Forum jest miejscem wymiany opinii użytkowników, myśli, informacji, komentarzy, nawiązywania kontaktów i rodzenia się inicjatyw. Dlatego eliminowane będą wszelkie wpisy wielokrotne, zawierające wulgarne słowa i wyrażenia, groźby karalne, obrzucanie się obelgami, obrażanie forumowiczów, członków redakcji i innych osób. Bezwzględnie będziemy zwalczali trollowanie, wszczynanie awantur i prowokowanie. Jeśli czyjaś opinia nie została dopuszczona, to znaczy, że zaliczona została do jednej z wymienionych kategorii. Jednocześnie podkreślamy, iż rozumiemy, że nasze środowisko chce mieć miejsce odreagowywania wielu lat poniżania i ciągłej nagonki na nas przez obóz "miłości", ale nie upoważnia to do stosowania wulgarnego języka. Dopuszczalna jest natomiast nawet najostrzejsza krytyka, ale bez wycieczek osobistych.

Komentarze

Obrazek użytkownika Teresa Bochwic

15-02-2014 [21:56] - Teresa Bochwic | Link:

A mnie się zdaje, że akurat ten elektorat to najbardziej marzy o tym, żeby było mniej obrzydzenia własnym rządem i mniej lekceważenia a więc i łupienia kraju.

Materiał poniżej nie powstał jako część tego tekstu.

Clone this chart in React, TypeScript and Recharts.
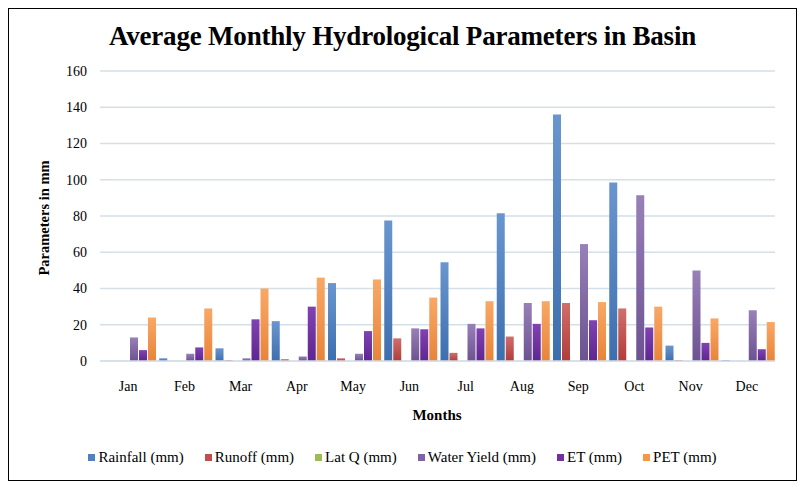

Obrazek użytkownika Ewaryst Fedorowicz

15-02-2014 [22:05] - Ewaryst Fedorowicz | Link:

To się różnimy w ocenie.

Zagranicę nie wieje elektorat PO/PSL/SLD/UW bo on ma dobrze lub bardzo dobrze. Uciekają ci obici, upokorzeni, bezrobotni, ale i w swej desperacji dynamiczni.

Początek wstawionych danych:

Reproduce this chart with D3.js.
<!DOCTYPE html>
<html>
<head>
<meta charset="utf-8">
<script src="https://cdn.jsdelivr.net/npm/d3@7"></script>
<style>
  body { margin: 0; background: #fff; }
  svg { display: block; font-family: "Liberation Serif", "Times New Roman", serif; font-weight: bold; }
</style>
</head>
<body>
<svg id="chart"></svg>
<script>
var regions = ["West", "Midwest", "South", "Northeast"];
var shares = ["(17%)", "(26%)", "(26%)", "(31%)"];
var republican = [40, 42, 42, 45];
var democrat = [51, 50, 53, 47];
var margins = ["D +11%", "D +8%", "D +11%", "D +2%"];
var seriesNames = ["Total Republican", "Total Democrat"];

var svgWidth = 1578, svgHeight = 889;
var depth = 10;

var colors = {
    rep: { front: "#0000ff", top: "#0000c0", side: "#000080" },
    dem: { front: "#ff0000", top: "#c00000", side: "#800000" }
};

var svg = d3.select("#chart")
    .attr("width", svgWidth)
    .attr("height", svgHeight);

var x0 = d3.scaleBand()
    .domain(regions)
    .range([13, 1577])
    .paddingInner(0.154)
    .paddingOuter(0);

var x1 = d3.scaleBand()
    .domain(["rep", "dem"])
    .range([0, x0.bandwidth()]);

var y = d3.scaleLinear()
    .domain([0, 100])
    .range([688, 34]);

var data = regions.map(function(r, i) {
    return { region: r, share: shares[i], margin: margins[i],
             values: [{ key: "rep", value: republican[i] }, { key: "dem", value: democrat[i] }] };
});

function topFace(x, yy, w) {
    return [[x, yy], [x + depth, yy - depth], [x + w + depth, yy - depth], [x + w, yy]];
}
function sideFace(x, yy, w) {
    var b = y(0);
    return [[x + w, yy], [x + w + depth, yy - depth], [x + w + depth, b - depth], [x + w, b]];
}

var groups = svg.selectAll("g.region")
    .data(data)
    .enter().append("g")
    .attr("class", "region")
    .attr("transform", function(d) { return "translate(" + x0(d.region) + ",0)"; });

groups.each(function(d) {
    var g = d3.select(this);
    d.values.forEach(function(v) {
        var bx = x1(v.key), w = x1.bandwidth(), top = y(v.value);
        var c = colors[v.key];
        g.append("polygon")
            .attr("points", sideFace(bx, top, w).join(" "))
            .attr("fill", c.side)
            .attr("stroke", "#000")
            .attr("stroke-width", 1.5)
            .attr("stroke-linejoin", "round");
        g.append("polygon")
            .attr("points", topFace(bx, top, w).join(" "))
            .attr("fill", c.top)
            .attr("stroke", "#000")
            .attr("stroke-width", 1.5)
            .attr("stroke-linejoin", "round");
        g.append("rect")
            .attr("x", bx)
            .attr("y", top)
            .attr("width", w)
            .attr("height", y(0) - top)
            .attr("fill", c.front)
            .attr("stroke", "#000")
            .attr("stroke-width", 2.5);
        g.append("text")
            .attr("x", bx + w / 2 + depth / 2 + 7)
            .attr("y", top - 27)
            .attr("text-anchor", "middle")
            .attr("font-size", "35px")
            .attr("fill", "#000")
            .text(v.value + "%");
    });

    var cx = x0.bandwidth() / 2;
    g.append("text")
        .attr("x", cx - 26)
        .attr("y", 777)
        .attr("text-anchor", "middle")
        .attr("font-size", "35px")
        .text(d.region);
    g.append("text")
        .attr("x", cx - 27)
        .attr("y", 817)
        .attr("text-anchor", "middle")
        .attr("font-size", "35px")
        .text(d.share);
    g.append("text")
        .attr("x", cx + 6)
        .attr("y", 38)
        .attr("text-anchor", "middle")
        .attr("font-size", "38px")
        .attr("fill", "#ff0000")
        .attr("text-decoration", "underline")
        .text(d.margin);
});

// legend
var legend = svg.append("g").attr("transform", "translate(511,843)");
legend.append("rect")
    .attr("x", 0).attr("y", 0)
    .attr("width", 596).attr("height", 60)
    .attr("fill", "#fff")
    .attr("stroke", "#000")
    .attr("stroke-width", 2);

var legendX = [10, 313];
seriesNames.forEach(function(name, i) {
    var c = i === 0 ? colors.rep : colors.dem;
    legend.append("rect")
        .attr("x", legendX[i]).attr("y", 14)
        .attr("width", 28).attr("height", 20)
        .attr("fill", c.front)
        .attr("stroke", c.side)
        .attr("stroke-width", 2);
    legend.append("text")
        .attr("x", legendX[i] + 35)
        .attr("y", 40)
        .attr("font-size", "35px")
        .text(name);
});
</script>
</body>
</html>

A na tym elektoracie, który jak Pani opisała "najbardziej marzy o tym, żeby było mniej obrzydzenia własnym rządem i mniej lekceważenia a więc i łupienia kraju." to można wygrać wybory, ale już rządzić - wątpliwe by wystarczyło.

Marksowskie "byt określa świadomość" jest w Polsce A.D. 2014 paradoksalnie aktualne.

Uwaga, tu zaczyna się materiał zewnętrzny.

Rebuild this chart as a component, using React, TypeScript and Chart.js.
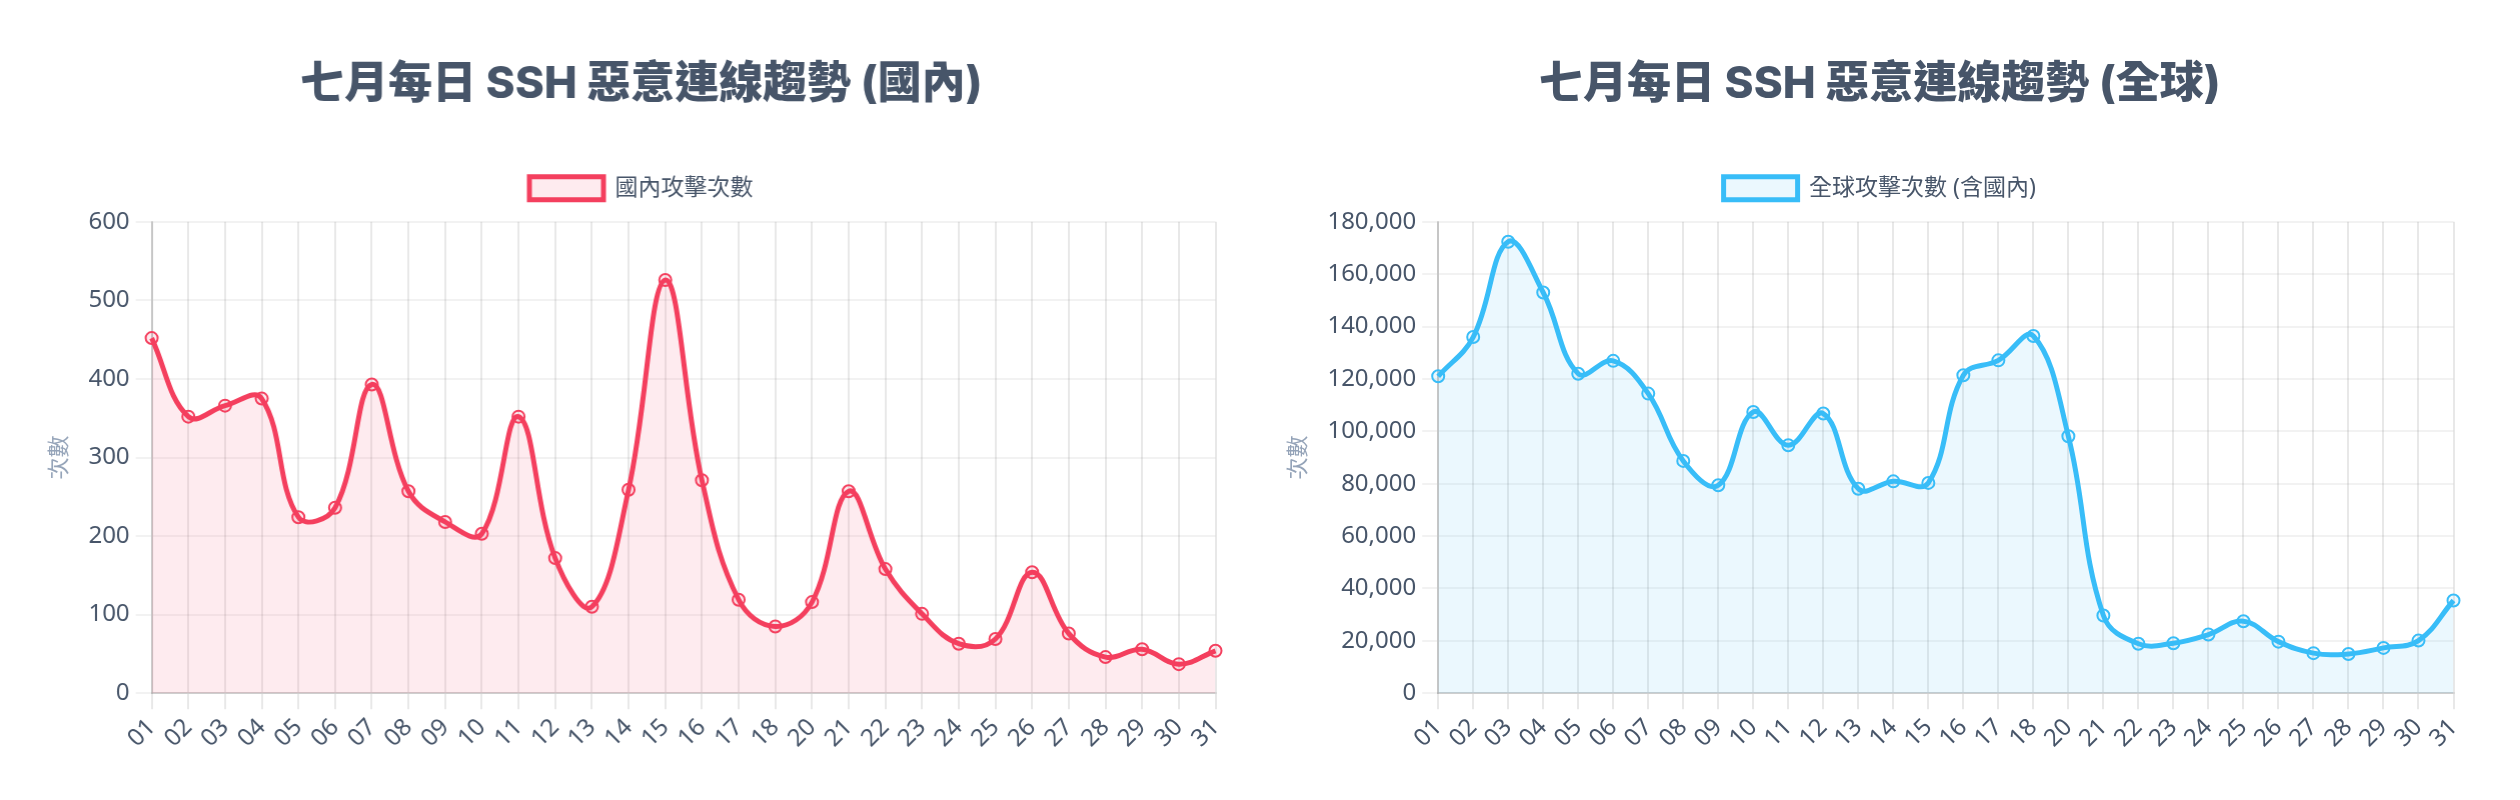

Obrazek użytkownika kptnemo

15-02-2014 [22:33] - kptnemo | Link:

Dodam jeszcze, że tym którzy nie są elektoratem PO/PSL/SLD/UW/TR i mimo wszystko nie wyjechali za granicę, a mogliby i potrafiliby coś zrobić dla Polski - PiS konsekwentnie daje prztyczka w nos.

Obrazek użytkownika PDP

15-02-2014 [23:54] - PDP | Link:

Wyniki głosowania w UK w 2011 roku: PO 53%, RP 17%, PiS 20%. Jak nabardziej wyjechał elektorat PO. Nie pamięta Pan tych kolejek przed lokalami wyborczymi w 2007 roku w Londynie, by odwołać Kaczyńskiego?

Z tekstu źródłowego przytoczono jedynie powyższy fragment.